Jusqu’à présent, la mode reflète notre façon de vivre, nos habitudes et nos goûts. Aujourd’hui, elle cède la place à un vêtement adapté à un type d’activité, à une fonction sociale précise. Ce nouveau vêtement ne peut être présenté qu’en situation de travail et, hors de la vie réelle, il n’a rien d’une œuvre d’art ». Ce qui importe ici, c’est la facture, le traitement du matériau, la réalisation. Il ne suffit pas de proposer un projet de vêtement pratique et astucieux ; encore faut-il le réaliser et en faire la démonstration en situation, car c’est à ce moment seulement qu’on pourra le voir et s’en faire une idée précise. Inutile aujourd’hui de présenter des modèles sur des mannequins de cire ; ce sont là des anachronismes esthétiques. À présent, le vêtement doit être montré dans l’action. De même qu’une machine est difficilement concevable en dehors de la fonction qu’elle doit remplir, le vêtement ne peut exister en dehors de l’usage qu’on en a. « Un vêtement pratique et adapté à une fonction déterminée » — voilà un slogan qui réduit à néant tout caractère décoratif ou ornemental. Ceci implique que son usage soit unifié sur une grande échelle, et donc que la production cesse d’être artisanale pour devenir industrielle. Ainsi le vêtement perd sa valeur « idéologique pour devenir un élément de la culture matérielle. Il ne fait aucun doute que l’évolution du vêtement dépend étroitement de l’évolution industrielle et technique. Ce n’est qu’à notre époque qu’on a vu apparaître des vêtements de pilote, de chauffeur, des tabliers de protection, des chaussures de foot, des imperméables et des tuniques militaires. Pour réaliser un vêtement, il faut aller de l’objectif à la mise en forme matérielle, de la nature du travail auquel il est destiné au système de coupe.
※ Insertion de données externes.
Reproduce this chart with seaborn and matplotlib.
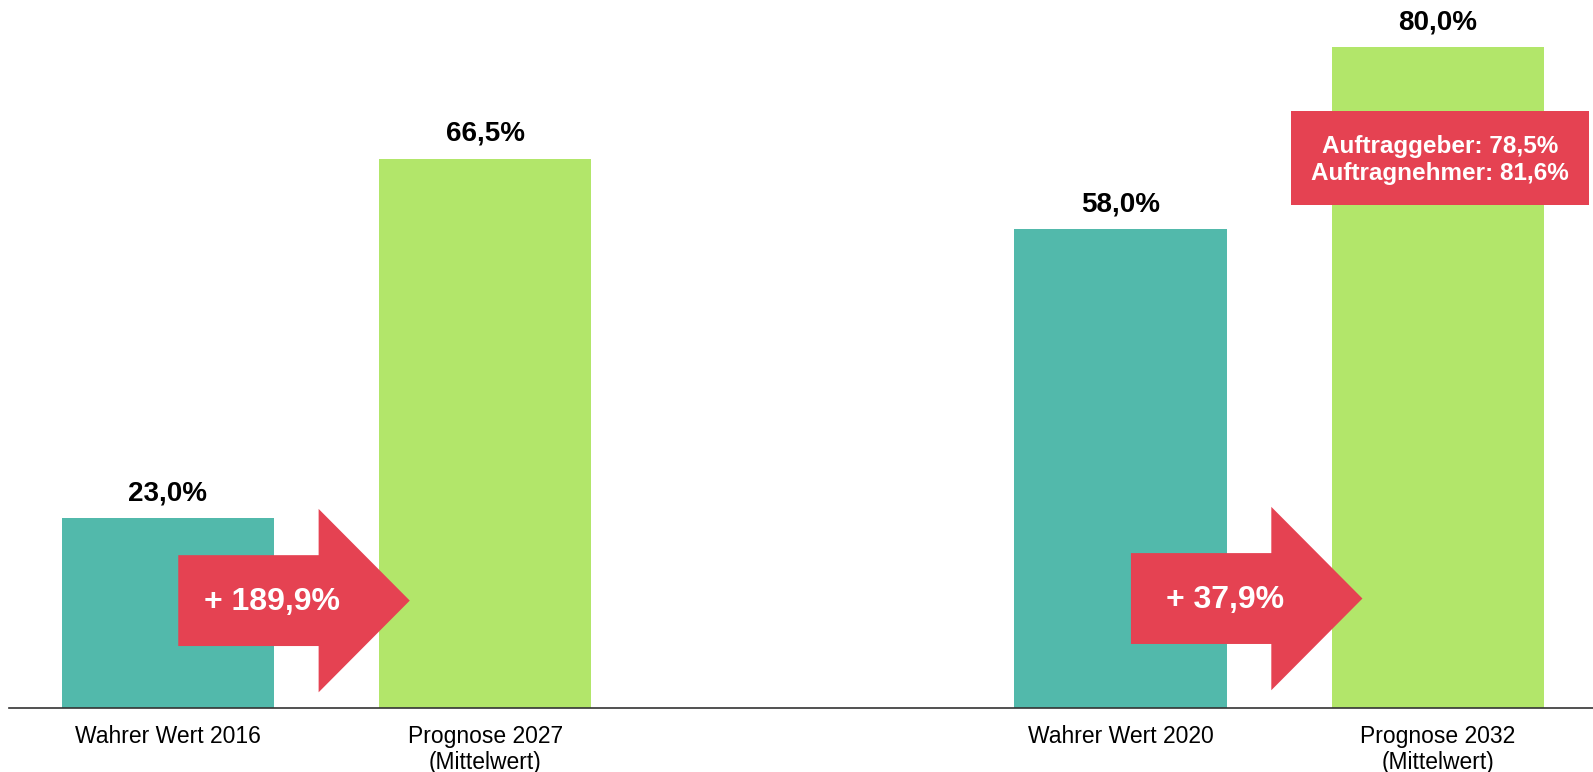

Il faut remplacer les éléments esthétiques par de la couture conçue comme processus de production. Je m’explique : on ne doit pas rajouter d’ornement ; ce qui donne sa forme au vêtement, ce sont les coutures indispensables à la coupe. Je dirais même plus, on doit montrer les points, les agrafes, etc. les mettre à nu comme dans une machine. Plus de coutures invisibles faites à la main, mais la ligne de piqûre de la machine ; voilà qui industrialise la confection et ôte au vêtement les mystères enchanteurs du travail du couturier. Sa forme, c’est-à-dire son aspect extérieur, n’est plus une forme arbitraire ; elle résulte des exigences de l’objectif initial et de la réalisation finale.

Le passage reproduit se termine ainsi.